For-profit and nonprofit organizations are frequently presented as opposites. However, there are several areas in which they share a similar foundation (a sense of purpose, ongoing self-evaluation) and operational approach. Even when the differences are manifest, there are common grounds to be found.
Let’s break down the profit vs nonprofit dichotomy.
Nearly every difference between nonprofit and for-profit organizations refers to their objectives and the supplies and inputs they employ to achieve their goals.
For-Profit: The goal of a for-profit company is to return dividends to shareholders. Their primary mission is to generate income and develop effective products and services that are valuable to consumers.
Nonprofit: What is social entrepreneurship? At its most basic level, it can be defined as doing business for a social cause. While a nonprofit doesn’t prioritize profits over advocating for a social cause or a particular standpoint, it needs to make enough money to operate.
For-Profit: For-profit organizations finance their operations using bank loans, local investors, and revenue from sales.
Nonprofit: Nonprofits often seek out private donations of time and money, corporate sponsorships, crowdfunding, or a government grant (1). In the classic hard money vs soft money dichotomy (regulated and unregulated donations), nonprofits aim for a healthy split.
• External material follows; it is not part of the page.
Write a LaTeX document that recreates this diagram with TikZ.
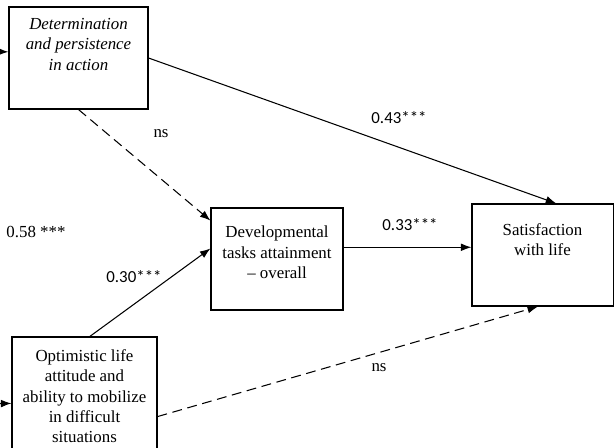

Both for-profit and nonprofit organizations need to be sustainable in time. Because of this, it's not surprising they share similar operational principles.
For-Profit: A for-profit organization seeks to establish a relationship with consumers, who in turn purchase products and services and generate revenue. Ideally, this relationship becomes a continuous feedback loop that allows the company to increase profitability and expand its offerings to reach new audiences.
Nonprofit: Nonprofits typically approach their audiences with a message (about a product, service, or action). They must reach a more diverse audience that includes volunteers, donors, corporate sponsors, and the general public. Because of this, not-for-profit organizations (NFPs) must carefully consider the interests of each segment.
For-Profit: For-profit corporations rely on paid employees and consultants for analysis, forecast, and overall company vision.
Nonprofit: Nonprofits often invite outside stakeholders ¬–normally people who support or benefit from their work¬– to participate in strategic planning. A nonprofit may rely heavily on volunteer staff.
For-Profit: In a for-profit corporation, the board of directors establishes general policies and objectives. Under the management stewardship (2), staff fills in the particulars with recommendations on how to attain said goals. Leadership responsibilities are distributed amongst a select group of individuals who have a stake in the financial success of the organization.
Nonprofit: Nonprofit board members participate more heavily in developing a plan from its initial stages, often serving on one or multiple strategic planning committees. NFPs are led by a board of directors that guides the future of the organization without possessing direct financial ownership. Leadership has to balance financial concerns with social and/or environmental issues, depending on the nature of the nonprofit.
For-Profit: Because of the goal of financial gain, the culture within for-profit organizations focuses on finances and business metrics (KPIs). Employees are encouraged to be innovative, as the creation of new products and markets can increase short and long-term revenue for the company.
Nonprofit: The culture within a nonprofit is more community-oriented and employees are less driven by financial incentives and more by the organization’s mission. It’s common for those working for a nonprofit organization to continue advocating for it outside office hours.
Both for-profit and nonprofit organizations need to be sustainable in time. Because of this, is not surprising they share similar operational principles.
Sustainable success for an organization of any size or type must be built on a strong foundation, supported by a clearly stated and well-understood mission statement, strong governance principles, and willingness to embrace change and adapt accordingly.
When it comes to strategic planning, for-profit and nonprofit organizations benefit from the same tools. Both must determine strengths, weaknesses, opportunities, and threats, and establish their objectives accordingly.
Both for-profit and nonprofit organizations can become incorporated at state level in the United States. This provides financial and legal security to their employees.
- Grant definition: A sum of money given by an organization, especially a government, for a particular purpose.
- Stewardship definition: The job of supervising or taking care of something, such as an organization or property.